Annie Wilkes turns out to be obsessive, to say the least. She believes that she knows Paul’s characters more than he does. After reading the transcript of his upcoming novel, Annie begins to lose it over the way the story ends — something I’m sure many King fans can relate to. As Paul is recovering from his critical injuries, Annie has him write a new novel in which Annie’s input really matters. Pleasing her is no easy task, as she gets enraged when the story does not meet her expectations. Until the story is to her liking, Paul is not free to leave.
“Until the story is to her liking, Paul is not free to leave.”
Due to Misery being a King novel, it was easy to see the distinct style playing out on screen. We have a snowstorm creating isolation playing heavily into the plot. Two works of King’s that the film reminded me of are The Shining and Secret Window. It is commonly known that King often has his main characters be authors. Talk about the phrase “write what you know.” Yes, he may have written some terrible endings to his novels, but the journey is where he always reels you in.
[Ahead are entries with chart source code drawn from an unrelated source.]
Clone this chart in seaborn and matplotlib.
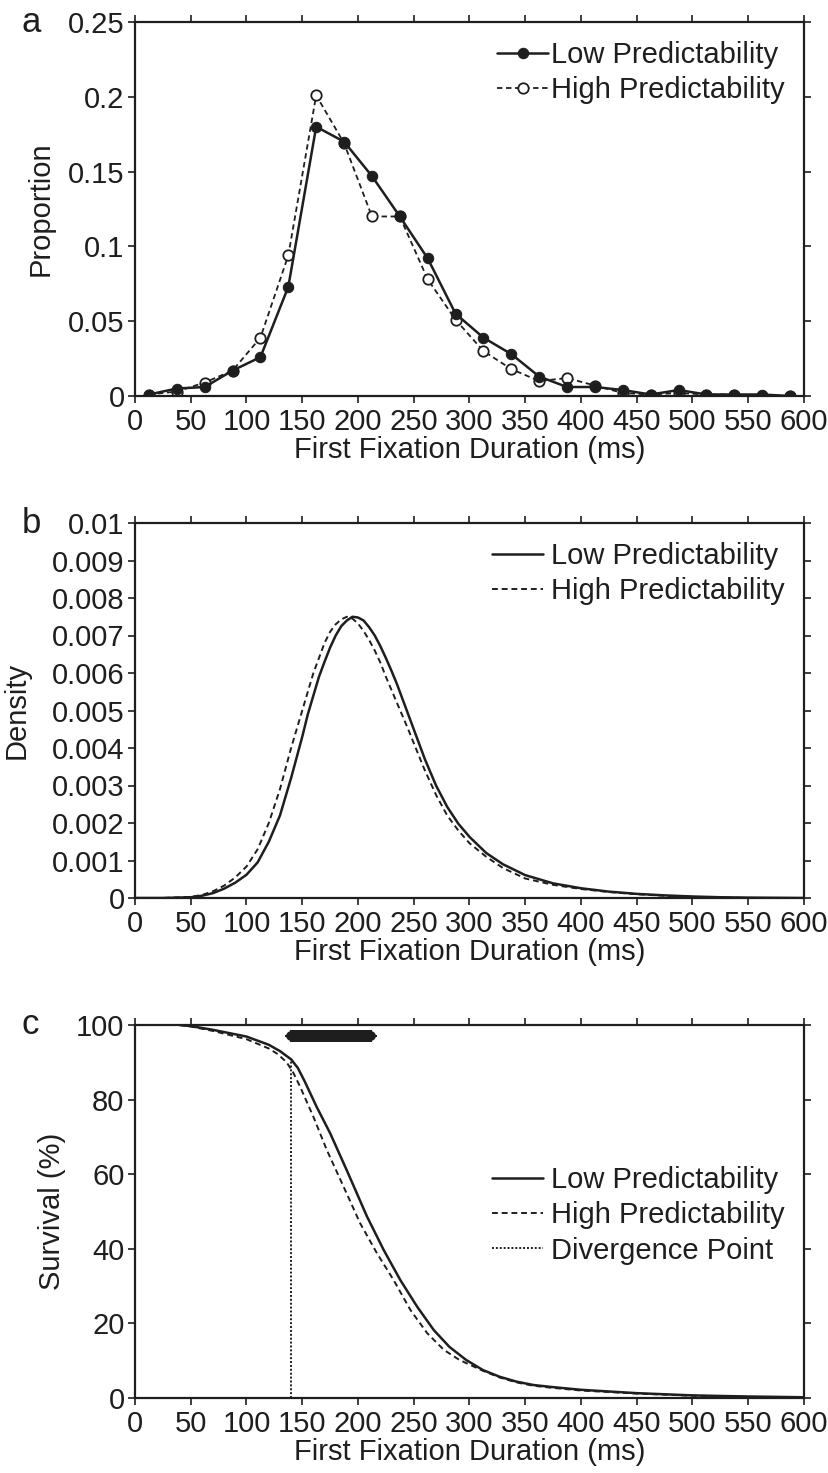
import numpy as np
import pandas as pd
import matplotlib
matplotlib.use("Agg")
import matplotlib.pyplot as plt
import seaborn as sns

# -----------------------------
# Data
# -----------------------------

# panel a: proportion per 25 ms bin (bin centres)
bin_centres = [12.5, 37.5, 62.5, 87.5, 112.5, 137.5, 162.5, 187.5, 212.5, 237.5,
               262.5, 287.5, 312.5, 337.5, 362.5, 387.5, 412.5, 437.5, 462.5,
               487.5, 512.5, 537.5, 562.5, 587.5]
prop_low = [0.001, 0.005, 0.006, 0.017, 0.026, 0.073, 0.180, 0.170, 0.147, 0.120,
            0.092, 0.055, 0.039, 0.028, 0.013, 0.006, 0.006, 0.004, 0.001,
            0.004, 0.001, 0.001, 0.001, 0.000]
prop_high = [0.001, 0.003, 0.009, 0.017, 0.039, 0.094, 0.201, 0.169, 0.120, 0.120,
             0.078, 0.051, 0.030, 0.018, 0.010, 0.012, 0.007, 0.002, 0.001,
             0.002, 0.001, 0.001, 0.000, 0.000]

# panel b: density curves
dens_x = [0, 25, 50, 60, 70, 80, 90, 100, 110, 120,
          130, 140, 150, 155, 160, 165, 170, 175, 180, 185,
          190, 195, 200, 205, 210, 215, 220, 225, 230, 235,
          240, 245, 250, 260, 270, 280, 290, 300, 315, 330,
          350, 375, 400, 425, 450, 475, 500, 525, 550, 600]
dens_low = [0, 0, 0.00002, 0.00006, 0.00013, 0.00025, 0.00041, 0.00062, 0.00095, 0.0015,
            0.0022, 0.0032, 0.0043, 0.0049, 0.0054, 0.0059, 0.0063, 0.00668, 0.0070, 0.00725,
            0.0074, 0.0075, 0.00748, 0.0074, 0.00722, 0.0070, 0.00672, 0.0064, 0.00606, 0.0057,
            0.0053, 0.0049, 0.0045, 0.0037, 0.0030, 0.00243, 0.00198, 0.00163, 0.0012, 0.0009,
            0.00061, 0.00039, 0.00026, 0.00017, 0.00011, 0.00007, 0.00004, 0.00002, 0.00001, 0]
dens_high = [0, 0, 0.00003, 0.00008, 0.00018, 0.00033, 0.00055, 0.00084, 0.0013, 0.0020,
             0.0029, 0.0040, 0.0050, 0.0055, 0.0060, 0.0064, 0.0068, 0.0071, 0.0073, 0.00743,
             0.0075, 0.00745, 0.00732, 0.00712, 0.00688, 0.0066, 0.00628, 0.0059, 0.00555, 0.0052,
             0.00485, 0.0045, 0.00413, 0.0034, 0.00275, 0.0022, 0.0018, 0.00146, 0.0011, 0.0008,
             0.00052, 0.00035, 0.00024, 0.00016, 0.0001, 0.00006, 0.00003, 0.00001, 0, 0]

# panel c: survival curves
surv_low_x = [40, 50, 70, 100, 120, 130, 140, 146, 152, 163, 175, 190, 208, 223,
              238, 253, 268, 282, 297, 312, 327, 342, 357, 372, 400, 450, 500,
              550, 600]
surv_low = [100, 99.7, 98.7, 96.9, 94.7, 93.0, 90.8, 88.5, 85.0, 78, 71, 61, 48.7,
            39.7, 31.6, 24.5, 18.2, 13.7, 10.2, 7.5, 5.7, 4.4, 3.5, 3.0, 2.2, 1.3,
            0.7, 0.4, 0.2]
surv_high_x = [40, 50, 70, 100, 120, 128, 136, 142, 148, 160, 172, 187, 202, 217,
               232, 247, 262, 277, 291, 312, 327, 342, 357, 372, 400, 450, 500,
               550, 600]
surv_high = [100, 99.6, 98.4, 96.2, 93.7, 92.2, 90.0, 87.2, 83.5, 75.4, 66.5, 56.7,
             46.8, 38.8, 31.6, 23.6, 17.4, 12.9, 10.2, 7.3, 5.5, 4.2, 3.3, 2.8, 2.0,
             1.2, 0.6, 0.3, 0.1]
divergence_ms = 140
divergence_top = 91
sig_start, sig_end, sig_level = 140, 212, 97

xlabel = "First Fixation Duration (ms)"
xticks = list(range(0, 601, 50))

# -----------------------------
# Style
# -----------------------------

sns.set_style("ticks")
plt.rcParams["font.family"] = ["Liberation Sans", "DejaVu Sans"]
FS = 21
plt.rcParams["font.size"] = FS
ink = "#1e1e1e"
plt.rcParams["text.color"] = ink
plt.rcParams["axes.labelcolor"] = ink
plt.rcParams["xtick.color"] = ink
plt.rcParams["ytick.color"] = ink

W, H = 829, 1473
fig = plt.figure(figsize=(W / 100, H / 100), dpi=100)


def make_axes(top, bottom):
    return fig.add_axes([135 / W, (H - bottom) / H, 669 / W, (bottom - top) / H])


def style_axes(ax, yticks, ylab, ylab_px):
    ax.set_xlim(0, 600)
    ax.set_ylim(yticks[0], yticks[-1])
    ax.set_xticks(xticks)
    ax.set_yticks(yticks)
    ax.tick_params(direction="out", length=5, width=1.2, labelsize=FS,
                   top=True, right=True)
    ax.tick_params(axis="x", pad=3.5)
    ax.tick_params(axis="y", pad=2.5)
    for s in ax.spines.values():
        s.set_linewidth(1.6)
        s.set_color(ink)
    ax.set_xlabel(xlabel, fontsize=FS)
    ax.set_ylabel(ylab, fontsize=FS)
    h = ax.get_position().height * H
    ax.xaxis.set_label_coords(0.5, -40 / h)
    ax.yaxis.set_label_coords((ylab_px - 135) / 669, 0.5)


leg_kw = dict(frameon=False, fontsize=FS, handlelength=1.75,
              labelspacing=0.25, borderaxespad=0.25)

# -----------------------------
# Panel a
# -----------------------------

ax_a = make_axes(22, 396)
df_a = pd.DataFrame({"x": bin_centres, "low": prop_low, "high": prop_high})
sns.lineplot(data=df_a, x="x", y="low", ax=ax_a, color=ink, lw=1.8,
             marker="o", markersize=7.5, markerfacecolor=ink,
             markeredgecolor=ink, label="Low Predictability", zorder=3)
sns.lineplot(data=df_a, x="x", y="high", ax=ax_a, color=ink, lw=1.3,
             linestyle=(0, (3, 2)), marker="o", markersize=7.5,
             markerfacecolor="white", markeredgecolor=ink, markeredgewidth=1.3,
             label="High Predictability", zorder=2)
style_axes(ax_a, [0, 0.05, 0.1, 0.15, 0.2, 0.25], "Proportion", 55)
ax_a.set_yticklabels(["0", "0.05", "0.1", "0.15", "0.2", "0.25"])
ax_a.legend(loc="upper right", handletextpad=0.1, **leg_kw)

# -----------------------------
# Panel b
# -----------------------------

ax_b = make_axes(523, 898)
df_b = pd.DataFrame({"x": dens_x, "low": dens_low, "high": dens_high})
sns.lineplot(data=df_b, x="x", y="low", ax=ax_b, color=ink, lw=1.8,
             label="Low Predictability")
sns.lineplot(data=df_b, x="x", y="high", ax=ax_b, color=ink, lw=1.4,
             linestyle=(0, (3, 2)), label="High Predictability")
yt_b = [i / 1000 for i in range(11)]
style_axes(ax_b, yt_b, "Density", 31)
ax_b.set_yticklabels(["0"] + ["%g" % v for v in yt_b[1:]])
ax_b.legend(loc="upper right", handletextpad=0.3, **leg_kw)

# -----------------------------
# Panel c
# -----------------------------

ax_c = make_axes(1025, 1398)
df_cl = pd.DataFrame({"x": surv_low_x, "y": surv_low})
df_ch = pd.DataFrame({"x": surv_high_x, "y": surv_high})
sns.lineplot(data=df_cl, x="x", y="y", ax=ax_c, color=ink, lw=1.8,
             label="Low Predictability")
sns.lineplot(data=df_ch, x="x", y="y", ax=ax_c, color=ink, lw=1.4,
             linestyle=(0, (3, 2)), label="High Predictability")
ax_c.plot([divergence_ms, divergence_ms], [0, divergence_top], color=ink,
          lw=1.4, linestyle=(0, (1, 1)), label="Divergence Point")
# significant time points, drawn as a thick run of markers
sig_x = np.arange(sig_start, sig_end + 1)
ax_c.plot(sig_x, np.full(len(sig_x), sig_level), color=ink, lw=7,
          solid_capstyle="round", marker="+", markersize=9, mew=1.5,
          clip_on=False, zorder=4)
style_axes(ax_c, [0, 20, 40, 60, 80, 100], "Survival (%)", 66)
ax_c.legend(loc="center right", bbox_to_anchor=(1.0, 0.49),
            handletextpad=0.3, **leg_kw)

# panel letters
fig.text(22 / W, 1 - 22 / H, "a", fontsize=25, va="center")
fig.text(22 / W, 1 - 524 / H, "b", fontsize=25, va="center")
fig.text(22 / W, 1 - 1024 / H, "c", fontsize=25, va="center")

plt.savefig("out.png", dpi=100)
plt.close()
print("Saved out.png")
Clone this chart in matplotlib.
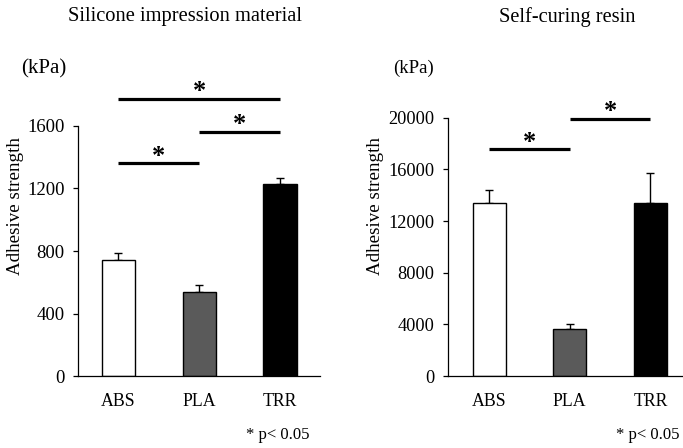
import matplotlib

matplotlib.use("Agg")
import matplotlib.pyplot as plt

plt.rcParams["font.family"] = ["Liberation Serif", "DejaVu Serif"]

CATS = ["ABS", "PLA", "TRR"]
COLORS = ["white", "#5a5a5a", "black"]

# Silicone impression material (kPa)
SIL_MEAN = [740, 540, 1230]
SIL_ERR = [50, 40, 40]
SIL_SIG = [(0, 2, 1775), (1, 2, 1560), (0, 1, 1360)]

# Self-curing resin (kPa)
RES_MEAN = [13400, 3650, 13400]
RES_ERR = [1000, 400, 2300]
RES_SIG = [(0, 1, 17550), (1, 2, 19900)]


def panel(ax, mean, err, sig, ymax, step, tick_fs):
    x = range(len(CATS))
    ax.bar(x, mean, width=0.41, color=COLORS, edgecolor="black", linewidth=1.0, zorder=2)
    ax.errorbar(x, mean, yerr=[[0] * len(err), err], fmt="none", ecolor="black",
                elinewidth=1.0, capsize=3.2, capthick=1.0, zorder=1)
    for a, b, y in sig:
        ax.plot([a, b], [y, y], color="black", lw=2.3, clip_on=False, solid_capstyle="butt")
        ax.annotate("*", xy=((a + b) / 2, y), xytext=(0, -3), textcoords="offset points",
                    ha="center", va="bottom", fontsize=19, fontweight="bold",
                    annotation_clip=False)
    ax.set_ylim(0, ymax)
    ax.set_yticks(range(0, ymax + 1, step))
    ax.set_xticks(list(x), CATS)
    ax.tick_params(axis="x", length=0, pad=12, labelsize=12.8)
    ax.tick_params(axis="y", length=3.6, width=0.9, labelsize=tick_fs, pad=6)
    for s in ("top", "right"):
        ax.spines[s].set_visible(False)
    for s in ("left", "bottom"):
        ax.spines[s].set_linewidth(0.9)
    ax.set_ylabel("Adhesive strength", fontsize=13.7)


fig = plt.figure(figsize=(6.83, 4.48), dpi=100)
W, H = 683, 448

ax1 = fig.add_axes([78 / W, (H - 376) / H, 242 / W, 250 / H])
panel(ax1, SIL_MEAN, SIL_ERR, SIL_SIG, 1600, 400, 13.5)
ax1.set_xlim(-0.50, 2.495)
ax1.yaxis.set_label_coords((24 - 78) / 242, (376 - 206) / 250)

ax2 = fig.add_axes([448 / W, (H - 376) / H, 235 / W, 258.3 / H])
panel(ax2, RES_MEAN, RES_ERR, RES_SIG, 20000, 4000, 13.2)
ax2.set_xlim(-0.51, 2.405)
ax2.yaxis.set_label_coords((384 - 448) / 235, (376 - 206) / 258.3)

fig.text(185 / W, 1 - 17 / H, "Silicone impression material", ha="center", va="center", fontsize=14.8)
fig.text(567 / W, 1 - 17 / H, "Self-curing resin", ha="center", va="center", fontsize=14.7)
fig.text(44 / W, 1 - 69 / H, "(kPa)", ha="center", va="center", fontsize=15)
fig.text(413 / W, 1 - 68 / H, "(kPa)", ha="center", va="center", fontsize=13.5)
fig.text(310 / W, 1 - 435 / H, "* p< 0.05", ha="right", va="center", fontsize=12)
fig.text(680 / W, 1 - 435 / H, "* p< 0.05", ha="right", va="center", fontsize=12)

fig.savefig("out.png", dpi=100)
Even though I’m a huge Stephen King fan, I have not read the novel Misery, so I can’t go much into whether or not it stayed faithful to the novel, but what I can say is that the movie is the definition of psychological thriller. The entire film is a human chess match. Paul tries to plan his escape only to find that every idea he has will be countered by Annie, who always seems to be one move ahead. This back and forth mind game makes the audience anxious. But as I watch the plot of an obsessive fan being enraged with how a story doesn’t meet expectations, it makes me curious if King’s experiences with fans and reviews helped inspire the story.
When it comes to the performances of James Caan and Kathy Bates, even as early as 1990, these two actors were already known for their superb acting skills. This movie shows just how great they are. In a story where there are practically only two roles and one location, both actors make you feel that you are in the room watching this psychotic episode unfold in front of your own eyes.
Even 31 years later, Misery still holds up and is critically acclaimed with good reason. It is hard to come by psychological thrillers like this nowadays — a film that makes you feel the anxiety and horror that the character is facing. Such movies are few and far between.
Misery screened as part of the 2021 TCM Classic Film Festival.
"…still holds up and is critically acclaimed with good reason."